Exercise instructions>
For each line below that contains the string "document", copy that line.

Data>

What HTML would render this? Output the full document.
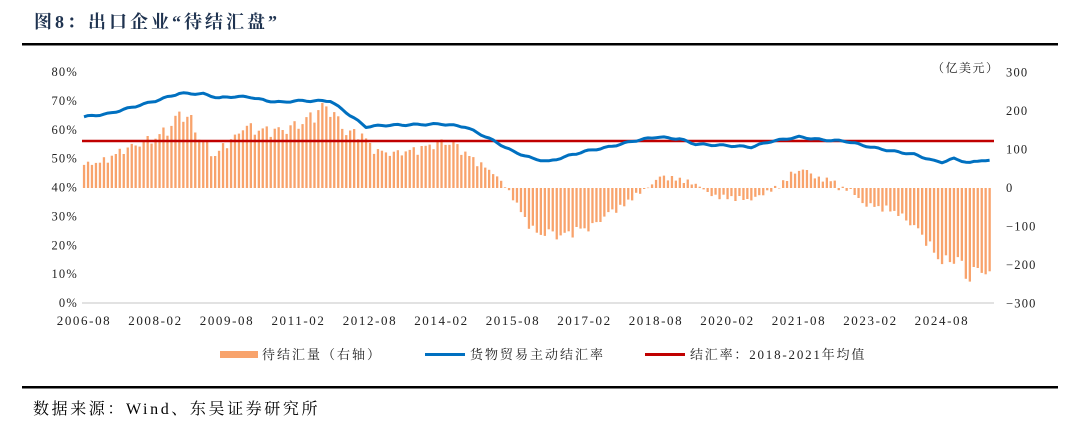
<!DOCTYPE html>
<html><head><meta charset="utf-8"><style>
body{margin:0;background:#fff;width:1080px;height:421px;overflow:hidden;font-family:"Liberation Serif","Noto Serif CJK SC",serif;}
</style></head><body>
<svg id="s" width="1080" height="421" xmlns="http://www.w3.org/2000/svg" font-family="Liberation Serif, Noto Serif CJK SC, serif">
<text x="34" y="28" font-size="18" font-weight="bold" fill="#1f3350" letter-spacing="3">图8：出口企业“待结汇盘”</text>
<rect x="22" y="43" width="1036" height="2.5" fill="#000"/>
<rect x="22" y="386" width="1036" height="2.5" fill="#000"/>
<text x="33" y="414" font-size="16" fill="#000" letter-spacing="2.6">数据来源：Wind、东吴证券研究所</text>
<g id="axes" font-size="12.5" fill="#222" letter-spacing="1.2"></g>
<g id="bars" fill="#f8a36c"></g>
<line x1="82" y1="303" x2="994" y2="303" stroke="#d9d9d9" stroke-width="1.5"/>
<line x1="82" y1="141" x2="994" y2="141" stroke="#c00000" stroke-width="2.5"/>
<polyline id="ln" fill="none" stroke="#0070c0" stroke-width="3" stroke-linejoin="round"/>
<text x="932" y="72" font-size="12" fill="#222" letter-spacing="1.5">（亿美元）</text>
<rect x="220" y="351" width="38" height="7" fill="#f8a36c"/>
<text x="262" y="359" font-size="13" fill="#222" letter-spacing="2">待结汇量（右轴）</text>
<rect x="425" y="353" width="40" height="3" fill="#0070c0"/>
<text x="470" y="359" font-size="13" fill="#222" letter-spacing="2">货物贸易主动结汇率</text>
<rect x="645" y="353" width="40" height="3" fill="#c00000"/>
<text x="690" y="359" font-size="13" fill="#222" letter-spacing="1.8">结汇率：2018-2021年均值</text>
</svg>
<script>
var NS="http://www.w3.org/2000/svg";
function el(t,a,p,txt){var e=document.createElementNS(NS,t);for(var k in a)e.setAttribute(k,a[k]);if(txt!==undefined)e.textContent=txt;p.appendChild(e);return e;}
var ax=document.getElementById('axes');
for(var i=0;i<=8;i++){var y=303-i*28.875;el('text',{x:78,y:y+4,'text-anchor':'end'},ax,(i*10)+'%');}
var rl=[300,200,100,0,-100,-200,-300];
for(var j=0;j<7;j++){var v=rl[j];var y=188-v*0.385;el('text',{x:1006,y:y+4},ax,v<0?'−'+(-v):''+v);}
var labs=['2006-08','2008-02','2009-08','2011-02','2012-08','2014-02','2015-08','2017-02','2018-08','2020-02','2021-08','2023-02','2024-08'];
var px=3.972;
for(var j=0;j<labs.length;j++){el('text',{x:84+j*18*px,y:325,'text-anchor':'middle','font-size':'13','letter-spacing':'1.6'},ax,labs[j]);}
function interp(k,i){for(var n=0;n<k.length-1;n++){if(i>=k[n][0]&&i<=k[n+1][0]){var t=(i-k[n][0])/(k[n+1][0]-k[n][0]);return k[n][1]+t*(k[n+1][1]-k[n][1]);}}return k[k.length-1][1];}
var L=[[0,64.5],[6,65.5],[14,68.5],[18,70],[24,72.6],[30,72.4],[34,71],[38,71.5],[42,71.3],[46,70],[50,69.5],[53,70],[62,70],[65,67],[71,61],[75,61.5],[90,62],[96,61],[102,57],[108,52.5],[113,50],[117,49],[122,51],[126,52.5],[132,54],[138,56],[144,57.5],[150,56.8],[154,55],[162,54.5],[168,54],[173,56],[180,57.5],[186,56.5],[192,56],[198,54],[204,52.5],[209,51.5],[214,49.2],[216,48.8],[219,50],[223,48.5],[226,49.5],[228,49.2]];
var B=[[0,60],[5,70],[10,100],[18,130],[22,160],[24,195],[27,175],[29,130],[31,110],[33,80],[35,110],[38,130],[40,160],[44,150],[50,150],[54,165],[58,190],[60,210],[62,205],[64,175],[66,145],[70,140],[72,110],[74,95],[78,90],[84,100],[90,120],[93,115],[96,90],[100,60],[103,40],[106,5],[108,-25],[111,-80],[114,-120],[117,-115],[120,-125],[124,-110],[128,-100],[132,-65],[136,-45],[138,-25],[141,-5],[143,10],[145,30],[148,25],[151,20],[155,5],[158,-20],[162,-25],[168,-30],[172,-10],[175,5],[178,35],[181,50],[184,30],[186,20],[188,25],[190,0],[193,-5],[196,-40],[200,-50],[204,-60],[208,-90],[211,-120],[214,-170],[217,-195],[220,-180],[222,-230],[225,-215],[227,-210],[228,-240]];
var pts=[],bg=document.getElementById('bars');
for(var i=0;i<=228;i++){var x=84+i*px;var v=interp(L,i)+0.25*Math.sin(i*1.3);pts.push(x.toFixed(1)+','+(303-v*2.8875).toFixed(1));
var b=interp(B,i)*(1+0.08*Math.sin(i*1.7))+6*Math.sin(i*2.9);var yb=188-b*0.385;
el('rect',{x:(x-1.1).toFixed(1),y:Math.min(yb,188).toFixed(1),width:2.3,height:Math.max(Math.abs(yb-188),0.5).toFixed(1)},bg);}
document.getElementById('ln').setAttribute('points',pts.join(' '));
</script>
</body></html>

Right answer>
What HTML would render this? Output the full document.
function el(t,a,p,txt){var e=document.createElementNS(NS,t);for(var k in a)e.setAttribute(k,a[k]);if(txt!==undefined)e.textContent=txt;p.appendChild(e);return e;}
var ax=document.getElementById('axes');
var pts=[],bg=document.getElementById('bars');
document.getElementById('ln').setAttribute('points',pts.join(' '));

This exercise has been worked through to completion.